§ **Work instructions**: Locate the lines where "that" occurs and copy them as they stand.

—————

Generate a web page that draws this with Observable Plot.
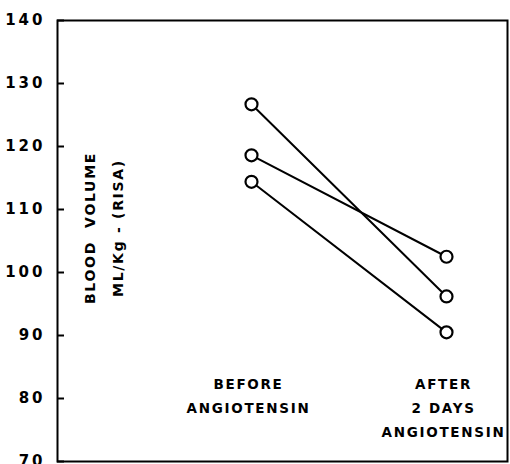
<!DOCTYPE html>
<html>
<head>
<meta charset="utf-8">
<script src="https://cdn.jsdelivr.net/npm/d3@7"></script>
<script src="https://cdn.jsdelivr.net/npm/@observablehq/plot@0.6"></script>
<style>
  html, body { margin: 0; padding: 0; background: #fff; }
</style>
</head>
<body>
<div id="chart"></div>
<script>
const categories = ["BEFORE", "AFTER"];
const categoryLabels = ["BEFORE\nANGIOTENSIN", "AFTER\n2 DAYS\nANGIOTENSIN"];
const subjects = ["A", "B", "C"];
const beforeValues = [126.7, 118.6, 114.4];
const afterValues = [96.2, 102.5, 90.5];
const yTicks = [70, 80, 90, 100, 110, 120, 130, 140];
const yTickLabels = ["70", "80", "90", "100", "110", "120", "130", "140"];
const yLabel = "BLOOD  VOLUME\nML/Kg - (RISA)";

const data = [];
subjects.forEach((s, i) => {
  data.push({subject: s, phase: categories[0], value: beforeValues[i]});
  data.push({subject: s, phase: categories[1], value: afterValues[i]});
});

const chart = Plot.plot({
  width: 510,
  height: 464,
  marginLeft: 57,
  marginTop: 20,
  marginBottom: 3,
  marginRight: 3,
  style: {fontFamily: "DejaVu Sans", fontWeight: "bold", color: "black", background: "white"},
  x: {type: "point", domain: categories, padding: 0.648, align: 0.76, axis: null, label: null},
  y: {domain: [70, 140], axis: null, label: null},
  marks: [
    Plot.frame({stroke: "black", strokeWidth: 2}),
    Plot.axisY(yTicks, {anchor: "left", tickSize: 7, dx: 7, text: null, strokeWidth: 2, label: null}),
    Plot.axisY(yTicks, {anchor: "left", tickSize: 0, tickPadding: 12, tickFormat: (d, i) => yTickLabels[i], fontSize: 15, fill: "black", label: null}),
    Plot.line(data, {x: "phase", y: "value", z: "subject", stroke: "black", strokeWidth: 2}),
    Plot.dot(data, {x: "phase", y: "value", r: 6, stroke: "black", strokeWidth: 2.2, fill: "white"}),
    Plot.text(categories, {x: d => d, text: (d, i) => categoryLabels[i], frameAnchor: "bottom", lineAnchor: "top", dx: -3, dy: -90, fontSize: 13.5, lineHeight: 1.8, fill: "black"}),
    Plot.text([yLabel], {frameAnchor: "left", textAnchor: "middle", rotate: -90, dx: 43, dy: -13, lineAnchor: "middle", fontSize: 14, lineHeight: 2.0, fill: "black"})
  ]
});

const svg = d3.select(chart);
svg.selectAll("text").attr("letter-spacing", "1.7px");
svg.selectAll("g[aria-label='y-axis tick label'] text").attr("letter-spacing", "3px");
document.getElementById("chart").appendChild(chart);
</script>
</body>
</html>
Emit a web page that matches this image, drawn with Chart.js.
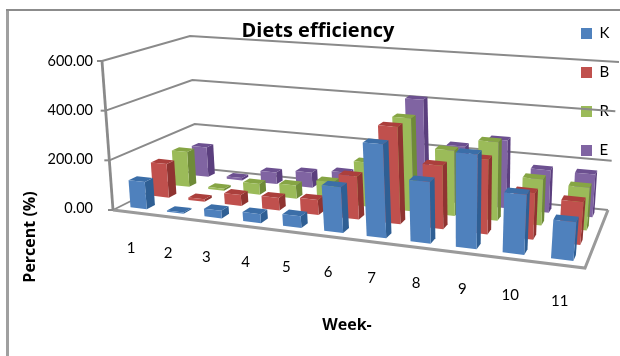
<!DOCTYPE html>
<html><head><meta charset="utf-8">
<style>html,body{margin:0;padding:0;background:#fff}#wrap{position:relative;width:620px;height:356px}</style>
<script src="https://cdn.jsdelivr.net/npm/chart.js@4"></script></head>
<body><div id="wrap"><canvas id="c" width="620" height="356"></canvas></div>
<script>
const weeks=['1','2','3','4','5','6','7','8','9','10','11'];
const seriesK=[110,5,30,35,45,175,355,230,350,220,140];
const seriesB=[140,10,45,50,60,170,380,245,285,175,160];
const seriesR=[150,8,45,55,85,180,375,260,310,180,165];
const seriesE=[130,10,50,65,80,100,415,235,275,170,170];
const yTicks=[0,200,400,600];
const colK='#4f81bd',colB='#c0504d',colR='#9bbb59',colE='#8064a2';
const sideColors=['#2f5f94','#8f3431','#6f8b38','#5b3f7e'];
const topColors=['#3b6ea8','#ab3f3c','#86a544','#6c5090'];
const depthFraction=0.36;
const yTitle='Percent (%)';

function homography(p){
  const [a,b,c,d]=p;
  const dx1=b[0]-c[0],dx2=d[0]-c[0],sx=a[0]-b[0]+c[0]-d[0];
  const dy1=b[1]-c[1],dy2=d[1]-c[1],sy=a[1]-b[1]+c[1]-d[1];
  const den=dx1*dy2-dx2*dy1;
  const g=(sx*dy2-dx2*sy)/den,h=(dx1*sy-sx*dy1)/den;
  const A=b[0]-a[0]+g*b[0],B=d[0]-a[0]+h*d[0],C=a[0];
  const D=b[1]-a[1]+g*b[1],E=d[1]-a[1]+h*d[1],F=a[1];
  return (u,v)=>{const w=g*u+h*v+1;return [(A*u+B*v+C)/w,(D*u+E*v+F)/w];};
}
const floorH=homography([[113,210],[585,268],[608,210],[197,168]]);
const ceilH=homography([[102,61],[600,100],[619,62],[190,36]]);
function proj(u,d,h){const a=floorH(u,d),b=ceilH(u,d);return [a[0]+(b[0]-a[0])*h,a[1]+(b[1]-a[1])*h];}
function poly(ctx,pts,fill){ctx.beginPath();pts.forEach((p,i)=>i?ctx.lineTo(p[0],p[1]):ctx.moveTo(p[0],p[1]));ctx.closePath();ctx.fillStyle=fill;ctx.fill();}
function line(ctx,pts,color,w){ctx.beginPath();pts.forEach((p,i)=>i?ctx.lineTo(p[0],p[1]):ctx.moveTo(p[0],p[1]));ctx.strokeStyle=color;ctx.lineWidth=w;ctx.stroke();}

const bars3d={id:'bars3d',
  afterLayout(chart){
    const l=chart.legend;
    l.left=557;l.top=2;l.right=620;l.bottom=190;l.adjustHitBoxes();
  },
  beforeDatasetsDraw(chart){
    const ctx=chart.ctx,ca=chart.chartArea,ys=chart.scales.y;
    const W=ca.right-ca.left,H=ca.bottom-ca.top;
    ctx.save();
    line(ctx,[[7.5,10],[7.5,356]],'#a0a0a0',3);
    line(ctx,[[6,10],[620,10]],'#8c8c8c',2);
    ctx.filter='blur(0.5px)';
    ys.ticks.forEach(t=>{
      const f=(ys.getPixelForValue(0)-ys.getPixelForValue(t.value))/H;
      if(f>0)line(ctx,[proj(0,0,f),proj(0,1,f),proj(1,1,f)],'#8a8a8a',2);
    });
    line(ctx,[proj(0,0,0),proj(0,1,0),proj(1,1,0)],'#8a8a8a',1.8);
    line(ctx,[proj(0,0,0),proj(1,0,0),proj(1,1,0)],'#9a9a9a',3);
    line(ctx,[proj(0,0,0),proj(0,0,1)],'#8a8a8a',2.8);
    ys.ticks.forEach(t=>{
      const f=(ys.getPixelForValue(0)-ys.getPixelForValue(t.value))/H;
      const p=proj(0,0,f);line(ctx,[[p[0]-5,p[1]],p],'#8a8a8a',2);
    });
    for(let j=chart.data.datasets.length-1;j>=0;j--){
      const meta=chart.getDatasetMeta(j),ds=chart.data.datasets[j];
      const d0=(j+(1-depthFraction)/2)/4,d1=d0+depthFraction/4;
      meta.data.forEach(el=>{
        const u0=(el.x-el.width/2-ca.left)/W,u1=(el.x+el.width/2-ca.left)/W;
        const h=(el.base-el.y)/H;
        const a=proj(u0,d0,0),b=proj(u1,d0,0),c=proj(u1,d0,h),e=proj(u0,d0,h);
        const f=proj(u1,d1,0),g=proj(u1,d1,h),k=proj(u0,d1,h);
        poly(ctx,[b,f,g,c],sideColors[j]);
        poly(ctx,[e,c,g,k],topColors[j]);
        poly(ctx,[a,b,c,e],ds.backgroundColor);
      });
    }
    ctx.filter='none';
    const xs=chart.scales.x;
    ctx.fillStyle='#000';ctx.font='15px Lato';ctx.textAlign='center';ctx.textBaseline='middle';
    weeks.forEach((w,i)=>{
      const u=(xs.getPixelForValue(i)-ca.left)/W;
      const p=proj(u,0,0);
      ctx.fillText(w,p[0],p[1]+36);
    });
    ctx.translate(30.5,237);ctx.rotate(-Math.PI/2);
    ctx.font='bold 16px "Open Sans"';
    ctx.fillText(yTitle,0,0);
    ctx.restore();
    return false;
  }
};
new Chart(document.getElementById('c'),{
  type:'bar',
  data:{labels:weeks,datasets:[
    {label:'K',data:seriesK,backgroundColor:colK},
    {label:'B',data:seriesB,backgroundColor:colB},
    {label:'R',data:seriesR,backgroundColor:colR},
    {label:'E',data:seriesE,backgroundColor:colE}]},
  plugins:[bars3d],
  options:{responsive:false,animation:false,
    layout:{padding:{left:44,right:28,top:0,bottom:0}},
    datasets:{bar:{grouped:false,categoryPercentage:1,barPercentage:0.45}},
    plugins:{
      title:{display:true,text:'Diets efficiency',color:'#000',font:{family:'Open Sans',size:20,weight:'bold'},padding:{top:19,bottom:18}},
      legend:{position:'chartArea',align:'start',labels:{boxWidth:11,boxHeight:11,padding:24,color:'#000',font:{family:'Lato',size:15}}},
      tooltip:{enabled:false}
    },
    scales:{
      x:{grid:{display:false},border:{display:false},ticks:{display:false},
         afterFit(s){s.height=148;},
         title:{display:true,text:'Week-',color:'#000',font:{family:'Open Sans',size:16,weight:'bold'},padding:{top:0,bottom:21}}},
      y:{min:0,max:600,grid:{display:false},border:{display:false},
         afterFit(s){s.width=58;},
         ticks:{callback:v=>v.toFixed(2),color:'#000',padding:1,font:{family:'Lato',size:14.5}},
         afterBuildTicks(s){s.ticks=yTicks.map(v=>({value:v}));}}
    }
  }
});
</script></body></html>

—————

§ **Result of this task**:
Generate a web page that draws this with Observable Plot.
Emit a web page that matches this image, drawn with Chart.js.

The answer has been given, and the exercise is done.